As slow, somber and pensive as it may seem, In the Valley of Elah tackles its Iraq War subject matter with such sledgehammer clumsiness that it risks giving viewers blunt head trauma. Based on actual 2004 events, Paul Haggis’ directorial follow-up to Crash begins like a preachy version of Hardcore, as retired military policeman Hank (Tommy Lee Jones) searches for his soldier son Mike (Jonathan Tucker) after the kid goes mysteriously AWOL following his return home from an 18-month tour of duty in Iraq. Hank is a brooding man of few words who doesn’t trust many and loves his country fiercely, to the point that – in the first of many jaw-droppingly inane, insensitive, and didactic moments – when he drives by a high school and sees the American flag hanging upside down, he stops to elucidate to the simpleminded Hispanic janitor that this incorrect display of the Stars and Stripes is actually a distress signal. But oh, if he only knew what distress the country was actually in!, screams Haggis’ film, which proceeds to strip away Hank’s rosy-eyed view of his native country via his subsequent homicide investigation once Mike is discovered murdered, burned, and chopped into pieces on the side of a rural road.
As with Home of the Brave, In the Valley of Elah wrings its hands over the aftershock effects of the war on those waging it, with Hank overcome by the dawning realization that maybe we’re not nobly bringing democracy to Iraq – as claimed by background news soundbites from W. – but, instead, we’re acting like monsters. Heavy, heavy stuff man, or so thinks Haggis, whose film has an air of laughable self-seriousness that’s compounded by its deadly obviousness. Hank’s epiphany is meant to be ours, but the writer/director so ham-fistedly conveys his points (both in terms of dialogue and dramatic situations) that the effect is akin to being lectured to by someone who read a few newspaper articles about an important topic and now figures himself a sage. Haggis’ camerawork is as reserved as Jones’ sturdy performance, yet the air of anguished mourning is pretentiousness incarnate, used to prop up the type of inelegantly conceived “mystery” in which Hank conveniently receives periodic clues from tour-of-duty cell phone video shot by Mike, and in which further superfluous tension is generated by the sexist North Country treatment suffered by his local detective sidekick Sanders (Charlize Theron, once again suppressing her beauty behind mannish clothes and a brunette dye job).
Back from Iraq, psychologically scarred grunts admit they now feel “they should just nuke it and let it all turn back to dust,” while Jason Patric’s military prick stonewalls the official police investigation and Hank’s wife (Susan Sarandon) quietly condemns her hubby for silently encouraging her two (now dead) boys to join the armed forces. It’s a deluge of military and war criticism that Haggis is virtually incapable of conveying without heavy-handed verbal or visual sermonizing.
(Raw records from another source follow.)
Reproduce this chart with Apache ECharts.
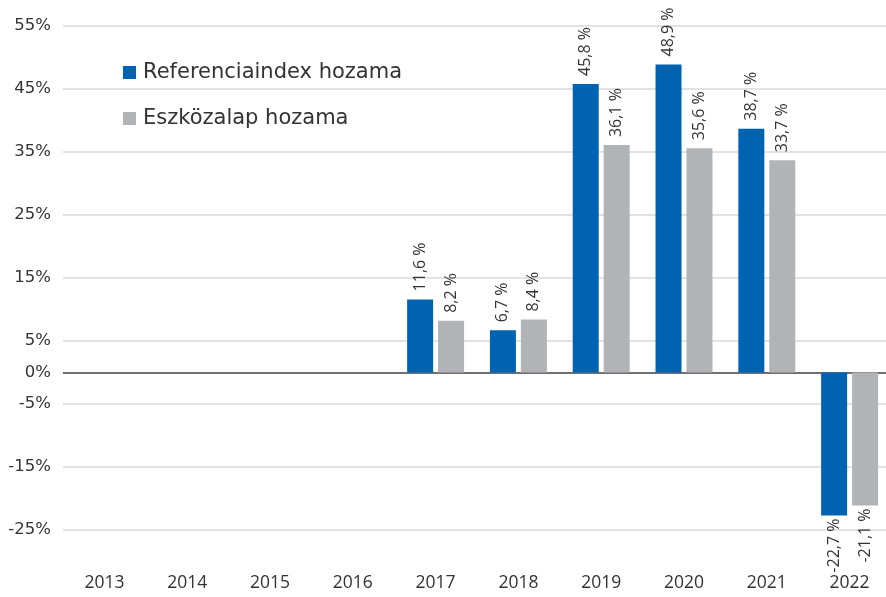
<!DOCTYPE html>
<html>
<head>
<meta charset="utf-8">
<script src="https://cdn.jsdelivr.net/npm/echarts@6/dist/echarts.min.js"></script>
<style>
html,body{margin:0;padding:0;background:#fff;}
#main{width:886px;height:597px;}
</style>
</head>
<body>
<div id="main"></div>
<script>
var categories = ['2013','2014','2015','2016','2017','2018','2019','2020','2021','2022'];
var referenciaindex = [null, null, null, null, 11.6, 6.7, 45.8, 48.9, 38.7, -22.7];
var eszkozalap = [null, null, null, null, 8.2, 8.4, 36.1, 35.6, 33.7, -21.1];
var seriesNames = ['Referenciaindex hozama', 'Eszközalap hozama'];
var yTickLabels = [55, 45, 35, 25, 15, 5, 0, -5, -15, -25];

var yMin = -30, yMax = 55, yInterval = 5;
var gridColors = [];
for (var v = yMin; v <= yMax; v += yInterval) {
  if (v === 0) gridColors.push('#404040');
  else if (yTickLabels.indexOf(v) >= 0) gridColors.push('#d9d9d9');
  else gridColors.push('rgba(0,0,0,0)');
}

function fmt(v) { return v.toFixed(1).replace('.', ',') + ' %'; }

function buildData(arr) {
  return arr.map(function (v) {
    if (v === null) return null;
    if (v < 0) {
      return { value: v, label: { position: 'bottom', align: 'right', distance: 3 } };
    }
    return { value: v };
  });
}

var labelBase = {
  show: true,
  rotate: 90,
  position: 'top',
  align: 'left',
  verticalAlign: 'middle',
  distance: 8,
  fontFamily: 'Open Sans',
  fontSize: 16,
  color: '#333',
  formatter: function (p) { return fmt(p.value); }
};

var chart = echarts.init(document.getElementById('main'));
chart.setOption({
  animation: false,
  backgroundColor: '#fff',
  grid: { left: 63, width: 828, top: 26, height: 535.5, containLabel: false, outerBoundsMode: 'none' },
  legend: {
    orient: 'vertical',
    left: 118,
    top: 57,
    itemWidth: 13,
    itemHeight: 13,
    itemGap: 25,
    icon: 'rect',
    textStyle: { fontFamily: 'DejaVu Sans', fontSize: 21, color: '#333', padding: [0, 0, 0, 2] },
    data: seriesNames
  },
  xAxis: {
    type: 'category',
    data: categories,
    axisLine: { show: false, onZero: false },
    axisTick: { show: false },
    axisLabel: { fontFamily: 'Open Sans', fontSize: 17.5, color: '#333', margin: 13 }
  },
  yAxis: {
    type: 'value',
    min: yMin,
    max: yMax,
    interval: yInterval,
    axisLine: { show: false },
    axisTick: { show: false },
    axisLabel: {
      fontFamily: 'DejaVu Sans',
      fontSize: 16.5,
      color: '#333',
      margin: 12,
      formatter: function (v) { return yTickLabels.indexOf(v) >= 0 ? v + '%' : ''; }
    },
    splitLine: { show: true, lineStyle: { color: gridColors, width: 1.5 } }
  },
  series: [
    {
      name: seriesNames[0],
      type: 'bar',
      data: buildData(referenciaindex),
      barWidth: 26,
      barGap: '19%',
      itemStyle: { color: '#0063b1' },
      label: labelBase
    },
    {
      name: seriesNames[1],
      type: 'bar',
      data: buildData(eszkozalap),
      barWidth: 26,
      barGap: '19%',
      itemStyle: { color: '#b1b3b6' },
      label: labelBase
    }
  ]
});
</script>
</body>
</html>
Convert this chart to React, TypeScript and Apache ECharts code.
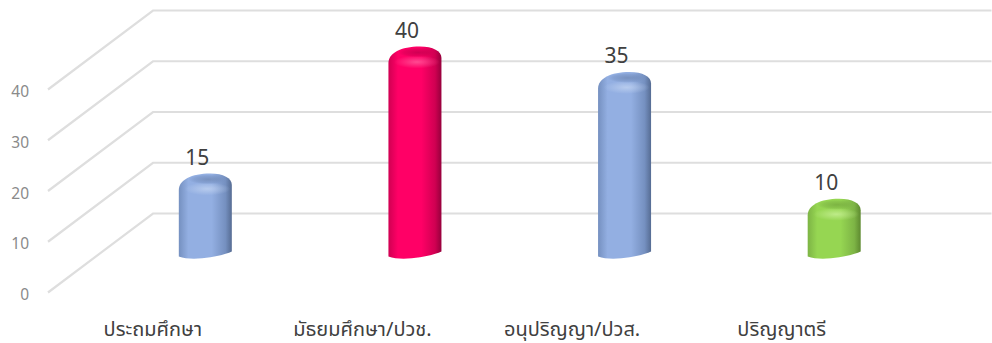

The same holds true for treatment of the titular biblical subtext, which becomes ineptly manifest when Hank tells Sanders’ son the legend of David and Goliath as a bedtime story – and then, upon leaving, arrogantly closes the bedroom door shut, so convinced is he that this simple tale has completely cured the kid of his fear of the dark. For In the Valley of Elah, the Iraq War itself is Goliath, U.S. soldiers are David, and – much to Hank’s sorrow – no longer is success simply guaranteed by fearless opposition to the enemy. Hank mourns the clear-cutness of his favorite fable but the film doesn’t, as it subscribes to simplicity all the way through to Hank’s eventual (and painfully predictable) return to the intro’s high school to hang the American flag upside down. The flag message is apt: Help!
In other words, "Oscar number three, here we come!"
Posted by: rob | September 09, 2007 at 08:07 PM
HA! Well, you never know...
Posted by: Nick | September 09, 2007 at 08:10 PM
Yeah. Ugh. At least "Million Dollar Baby" was fairly deserving, though, if not for Haggis' work specifically. Fortunately this year has "No Country for Old Men," which I expect to get a lot of golden statue attention.